National security specifically refers to a state’s ability to protect and defend citizens of that state from threats. It involves measures taken within predetermined borders. By contrast, global security refers to the ability to protect and defend humanity as a whole, almost as if the borders were erased, and it is extremely necessary. Some threats are too large for a single state to handle on its own. They may not have the right resources or enough funds or even the proper context. Changes in large-scale weather patterns, for example, would fall under this category as they are a potential threat to everyone.
In recent decades, as globalization has firmly taken root and nations increase their dependency on one another for goods and services, national and global security have closely intertwined. Let’s take a look at an example.
Suppose State A receives the majority of their grains from State B. In return, State A sends State B textile goods. The arrangement is beneficial as long as both states are able to maintain their end of the trade. But what if severe weather patterns or political conflict break out in State B, impacting their ability to produce as much grain as they normally would? National security indicates that they should keep what they produce in order to protect and provide for their own citizens in dire circumstances. Global security, however, indicates that State A and State B should work together to minimize damages on both sides.
Naturally, there’s so much more to global security than weather and trade.
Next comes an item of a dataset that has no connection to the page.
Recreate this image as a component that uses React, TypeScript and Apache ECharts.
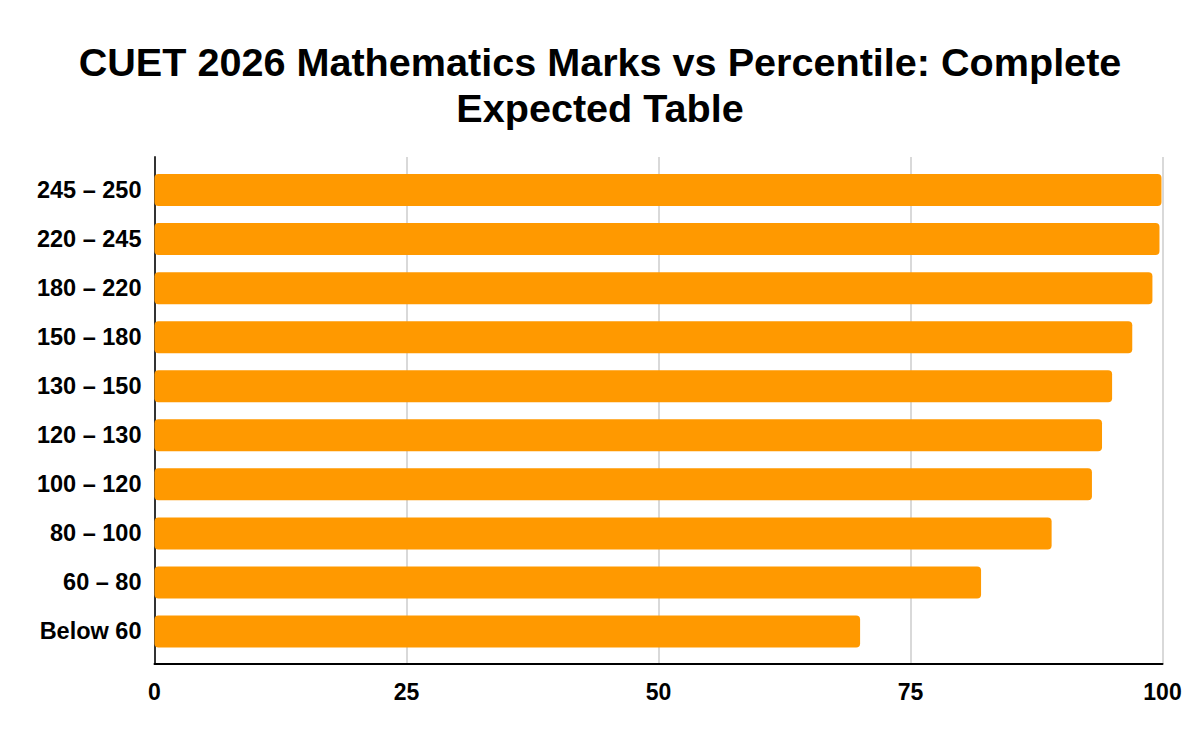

The digital age has brought about a new era of cybercrime capable of causing damage on a massive scale. Developing countries scrambling to create their own spot in the chain of command pose widespread risks, as does the existence of weapons of mass destruction. Now more than ever, it is crucial that we understand that our national security directly coincides with global security. We cannot hope to separate them once and for all in a world where connectivity is king.